Il Parlamento Europeo ha già chiesto alla Commissione di non riconoscere il Mes alla Cina alla scadenza del 10 novembre 2016 prevista dall’art. 15 del Protocollo di 15 anni fa. Non scatta comunque alcun automatismo, dal momento che lo stesso art. 15 prevede che il riconoscimento del Mes è subordinato «alla legge nazionale del paese importatore membro della Wto», cioè della Ue. Il timore, fortemente sottolineato dai produttori europei di alcuni settori (acciaio, tessile, ceramica, chimica, elettronica, carta) è che le 51 misure europee di difesa anti-dumping attualmente in vigore contro la Cina (con dazi che variano dal 15 a più dell’80% su singoli prodotti), dovrebbero essere cancellate o fortemente ridimensionate, mettendo a rischio centinaia di migliaia di posti lavoro e la sopravvivenza di importanti catene produttive domestiche. Secondo stime dell’Economic policy institute di Washington, basate su un modello che include le complesse interdipendenze a monte e a valle fra settori manifatturieri e di servizi interessati, una concessione unilaterale del Mes alla Cina metterebbe a rischio da 1,7 a 3,5 milioni di posti lavoro in Europa nei prossimi 3-5 anni.
Tutto scontato dunque per la diplomazia europea? Non del tutto perché si tratta di una scelta politica che deve tenere conto di vari aspetti, al di là dell’emotività e delle poco concludenti dispute legali circa l’interpretazione dei testi.

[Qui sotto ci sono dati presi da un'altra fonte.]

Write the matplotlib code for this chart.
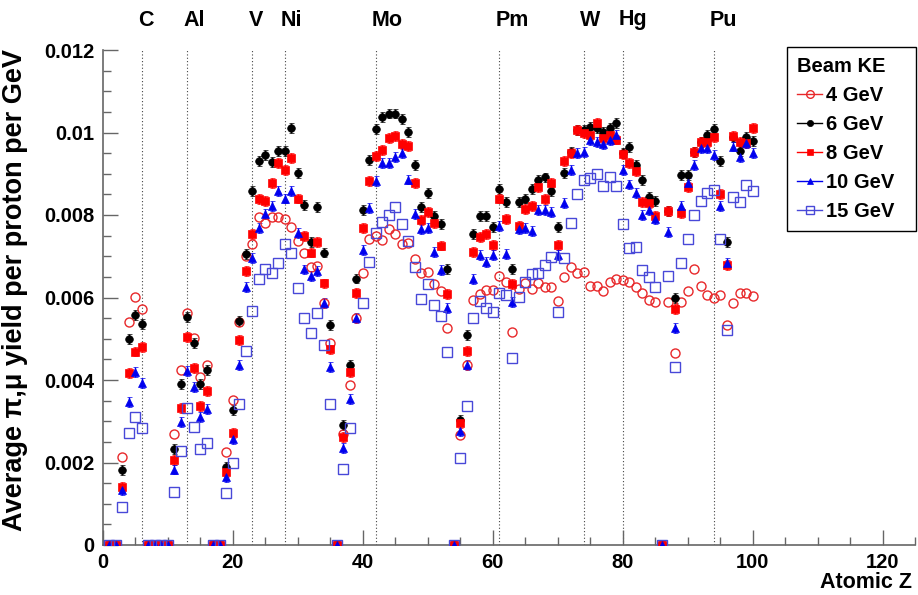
import numpy as np
import matplotlib
matplotlib.use('Agg')
import matplotlib.pyplot as plt
from matplotlib.lines import Line2D

plt.rcParams['font.family'] = ['Liberation Sans', 'DejaVu Sans']
plt.rcParams['font.weight'] = 'bold'

# atomic number of the target
Z = np.arange(1, 101)
nan = np.nan

# average pi,mu yield per proton per GeV
y4 = [0, 0, .00213, .0054, .00602, .00572, 0, 0, 0, 0,
      .00268, .00424, .00562, .00501, .00408, .00436, 0, 0, .00226, .00351,
      .0054, .0070, .00729, .00794, .0078, .00796, .00796, .0079, .00772, .00737,
      .00709, .00675, .00676, .00587, .0049, 0, .0027, .00388, .0055, .00659,
      .00741, .0075, .00739, .00765, .00753, .0073, .00733, .00693, .0066, .00663,
      .00632, .00616, .00525, 0, .00267, .00436, .00594, .00608, .00618, .00618,
      .00652, .00638, .00516, .0062, .00636, .0062, .00634, .00626, .00625, .00592,
      .0065, .00675, .0066, .00663, .00628, .00628, .00616, .00638, .00646, .00642,
      .00638, .00626, .00612, .00594, .00588, 0, .0059, .00465, .0059, .00616,
      .00668, .00628, .00606, .00598, .00606, .00533, .00586, .00612, .00612, .00604]
y6 = [0, 0, .00181, .00499, .00558, .00535, 0, 0, 0, 0,
      .00232, .0039, .00552, .00489, .0039, .00424, 0, 0, .0019, .00327,
      .00544, .00705, .00858, .00932, .00945, .00929, .00955, .00955, .0101, .00901,
      .00824, .00735, .0082, .00709, .00533, 0, .00291, .00436, .00646, .00812,
      .00933, .01008, .01038, .01046, .01046, .01032, .01002, .00921, .00819, .00853,
      .00798, .00778, .00669, 0, .00303, .00509, .00754, .00798, .00798, .00772,
      .00862, .00832, .0067, .00832, .0084, .00862, .00885, .00891, .00857, .0077,
      .00901, .00953, .01006, .01006, .01014, .0101, .01002, .0101, .01024, .0095,
      .00965, .00922, .00884, .00843, .00833, 0, .0081, .00598, .00897, .00897,
      .00953, .00978, .00994, .01008, .00932, .00735, .00988, .00955, .0099, .0098]
y8 = [0, 0, .00141, .00417, .00469, .00479, 0, 0, 0, 0,
      .00205, .00333, .00505, .0043, .00337, .00374, 0, 0, .00178, .00272,
      .00497, .00664, .00753, .00838, .00835, .00878, .00927, .00909, .00939, .0084,
      .00749, .00709, .00735, .00634, .00474, 0, .00262, .0042, .0061, .00768,
      .00883, .00943, .00957, .00986, .00991, .00972, .00967, .00878, .00788, .00808,
      .00781, .00726, .00608, 0, .00295, .00471, .00711, .00747, .00754, .00727,
      .0084, .0079, .00633, .00773, .00814, .00822, .00867, .00838, .00877, .00727,
      .00931, .00951, .01006, .00998, .00994, .01022, .00986, .00994, .00983, .00947,
      .00927, .00906, .00832, .0083, .00797, 0, .0081, .00572, .00804, .00867,
      .00953, .00978, .00976, .00988, .00852, .00679, .00991, .00976, .00974, .0101]
y10 = [0, 0, .00133, .00346, .00419, .00392, 0, 0, 0, 0,
       .00183, .00299, .00422, .00384, .00311, .00329, 0, 0, .00164, .00256,
       .00436, .00626, .00696, .00769, .00802, .00822, .00859, .0084, .00859, .00756,
       .00668, .00652, .00664, .00587, .00431, 0, .00236, .00353, .0055, .00715,
       .00816, .00883, .00927, .00927, .00941, .00951, .00886, .00802, .00765, .00768,
       .00711, .00667, .00574, 0, .00277, .00436, .00644, .00703, .00687, .00703,
       .00773, .00705, .0059, .00765, .00768, .00762, .00812, .00812, .00808, .00703,
       .0083, .00909, .0095, .00953, .00982, .00978, .00972, .00982, .00994, .00909,
       .00874, .00853, .008, .00812, .0079, 0, .00759, .00525, .00822, .00877,
       .00921, .00962, .00962, .00946, .00822, .00683, .00966, .00941, .00974, .0095]
y15 = [0, 0, .00092, .00271, .00311, .00283, 0, 0, 0, 0,
       .00129, .00228, .00331, .00287, .00233, .00248, 0, 0, .00127, .002,
       .00343, .0047, .00568, .00644, .00668, .00659, .00684, .00729, .00709, .00624,
       .00551, .00513, .00563, .00485, .00341, 0, .00184, .00283, nan, .00586,
       .00687, .00756, .00784, .008, .0082, .00777, .00737, .00675, .00596, .00632,
       .00582, .00555, .00469, 0, .00212, .00337, .0055, .00592, .00574, .00566,
       .00612, .00606, .00454, .00602, .00638, .00657, .00659, .00679, .00699, .00564,
       .00696, .00781, .00851, .00885, .00889, .00899, .0087, .00893, .0087, .00778,
       .00719, .00723, .00666, .00649, .00626, 0, .00652, .00432, .00684, .00743,
       .008, .00834, .00854, .00861, .00743, .00521, .00844, .00832, .00872, .00857]

# marked elements along the top
elements = ['C', 'Al', 'V', 'Ni', 'Mo', 'Pm', 'W', 'Hg', 'Pu']
elem_z = [6, 13, 23, 28, 42, 61, 74, 80, 94]

y_ticks = [0, 0.002, 0.004, 0.006, 0.008, 0.01, 0.012]
y_ticklabels = ['0', '0.002', '0.004', '0.006', '0.008', '0.01', '0.012']
x_ticks = [0, 20, 40, 60, 80, 100, 120]

series = [
    (y4, '4 GeV', dict(marker='o', color='#e8282a', mfc='none', ms=6.5, mew=1.0), False),
    (y6, '6 GeV', dict(marker='o', color='black', mfc='black', ms=5.5, mew=0.5), True),
    (y8, '8 GeV', dict(marker='s', color='#ff0000', mfc='#ff0000', ms=5.5, mew=0.5), True),
    (y10, '10 GeV', dict(marker='^', color='#0000ee', mfc='#0000ee', ms=5.5, mew=0.5), True),
    (y15, '15 GeV', dict(marker='s', color='#4848d8', mfc='none', ms=7, mew=1.0), False),
]

fig = plt.figure(figsize=(9.18, 5.95), dpi=100)
ax = fig.add_axes([103/918, 50/595, 812/918, 495/595])

# dotted guide lines at the marked elements
for z in elem_z:
    ax.axvline(z, color='#444444', ls=(0, (1, 2)), lw=0.8, zorder=1)

handles = []
for y, lab, st, has_err in series:
    yerr = 0.00012 if has_err else None
    ax.errorbar(Z, y, yerr=yerr, fmt=st['marker'], color=st['color'],
                mfc=st['mfc'], mec=st['color'], ms=st['ms'], mew=st['mew'],
                elinewidth=1, capsize=1.8, capthick=1, zorder=3)
    handles.append(Line2D([], [], color=st['color'], lw=1, marker=st['marker'],
                          mfc=st['mfc'], mec=st['color'], ms=st['ms'] - 1, mew=st['mew']))

ax.set_xlim(0, 125)
ax.set_ylim(0, 0.012)
ax.set_xticks(x_ticks)
ax.set_xticks(np.arange(0, 126, 5), minor=True)
ax.set_yticks(y_ticks)
ax.set_yticklabels(y_ticklabels)
ax.set_yticks(np.arange(0, 0.01201, 0.0005), minor=True)

for s in ['top', 'right']:
    ax.spines[s].set_visible(False)
for s in ['left', 'bottom']:
    ax.spines[s].set_color('#666666')
    ax.spines[s].set_linewidth(1.2)
ax.tick_params(which='both', direction='in', color='#666666', width=1)
ax.tick_params(which='major', length=11, labelsize=14.5, pad=6)
ax.tick_params(which='minor', length=5.5)
for t in ax.get_xticklabels() + ax.get_yticklabels():
    t.set_fontweight('bold')

# element names above the frame
for name, z in zip(elements, elem_z):
    x = ax.transData.transform((z, 0))[0] / fig.dpi / 9.18
    fig.text(x - 4/918, 1 - 20/595, name, ha='left', va='center',
             fontsize=15.5, fontweight='bold')

fig.text(912/918, 1 - 583/595, 'Atomic Z', ha='right', va='center',
         fontsize=15.5, fontweight='bold')
fig.text(15/918, 1 - 49/595, 'Average π,μ yield per proton per GeV', rotation=90,
         ha='center', va='top', fontsize=19.5, fontweight='bold')

# legend box sized like the ROOT one
leg = ax.legend(handles, [s[1] for s in series], title='Beam KE',
                loc='upper left', mode='expand',
                bbox_to_anchor=(787/918, 1 - 235/595, 129/918, 188/595),
                bbox_transform=fig.transFigure, frameon=True, fancybox=False,
                framealpha=1, edgecolor='black', fontsize=14.5,
                title_fontproperties={'weight': 'bold', 'size': 14.5},
                handlelength=1.25, handletextpad=0.2, labelspacing=0.5,
                borderpad=0.5, borderaxespad=0, alignment='left')
leg.get_frame().set_linewidth(1)
for t in leg.get_texts():
    t.set_fontweight('bold')

plt.savefig('out.png', dpi=100)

Primo, per le esportazioni extra-UE la Cina è ormai il secondo mercato di sbocco, quindi eventuali ritorsioni commerciali cinesi (approvate dalle regole Wto) potrebbero in futuro mordere su molti settori europei e italiani oggi ben felici di soddisfare la domanda di beni di consumo e di tecnologie in una delle aree mondiali a maggior crescita. Un piccolo ma pericoloso precedente è la ripetuta condanna della Ue da parte del tribunale d’appello Wto nel recente caso EC Fasteners (viti e bulloni). Anche se una posizione allineata Ue-Usa troverebbe la Cina in posizione di relativa debolezza nel minacciare ritorsioni pesanti.
Inoltre Cina e Hong Kong assieme sono ormai secondi solo agli Usa come fonte degli investimenti diretti mondiali, investimenti che il nostro governo cerca comunque di attrarre. Uno scontro sul Mes introduce notevoli attriti nel negoziato bilaterale Ue-Cina sulla protezione degli investimenti.
Secondo, le regole Wto prevedono che, in presenza di reali (o minacciati) gravi danni al proprio tessuto produttivo e occupazionale, ogni paese importatore può introdurre legittimamente dazi e misure di salvaguardia anti-dumping e anti-sussidio anche contro altre «economie di mercato», per la durata di cinque anni o più. È pur vero che la concessione del Mes comporterebbe da parte europea il non facile (a dir poco) reperimento di dati su prezzi e sussidi praticati dalla Cina, mentre lo stato di «economia-non-di-mercato» consente l’uso di ampi margini di arbitrio nel definire l’entità dei dazi. L’industria europea e americana chiede di essere rassicurata sulla robustezza delle barriere attuali di difesa dal dumping cinese, anche se ciò può implicare non poca incertezza sull’esito dei ricorsi in appello da parte cinese.
Last but not least, non sono pochi i settori europei produttori ed esportatori di prodotti complessi che sono felici di utilizzare prodotti intermedi importati dalla Cina, come semilavorati metallurgici, meccanici e chimici. Parliamo di autoveicoli e altri mezzi di trasporto, elettromeccanica, elettrodomestici, elettronica, chimica fine, arredo: tutti settori la cui voce oggi sembra assente, ma la cui competitività internazionale è obiettivamente penalizzata da dazi europei anti-dumping e anti-sussidio più pesanti di quelli imposti da Paesi non europei con cui competiamo sui mercati mondiali. Una parziale eccezione è stato il recente appello alla commissaria europea Cecilia Malmström da parte di 21 associazioni europee di produttori di attrezzature fotovoltaiche, per chiedere l’eliminazione dei prezzi minimi di importazione dalla Cina di componenti come celle fotovoltaiche, inverter e altri.
In conclusione, la materia va trattata con decisione, ma insieme con grande flessibilità diplomatica, aprendo un lungo confronto per rassicurare i produttori italiani ed europei più minacciati dall’oggettiva concorrenza dell’offerta cinese. Non è da escludere un riconoscimento del Mes accompagnato da precise condizioni ed eccezioni a difesa. Come suggerisce Guido Gentili (Il Sole 24Ore del 14maggio) occorre individuare una soluzione politica a tutto tondo, senza compromessi al ribasso per l’Europa ma evitando che Pechino si senta tagliata fuori dal confronto.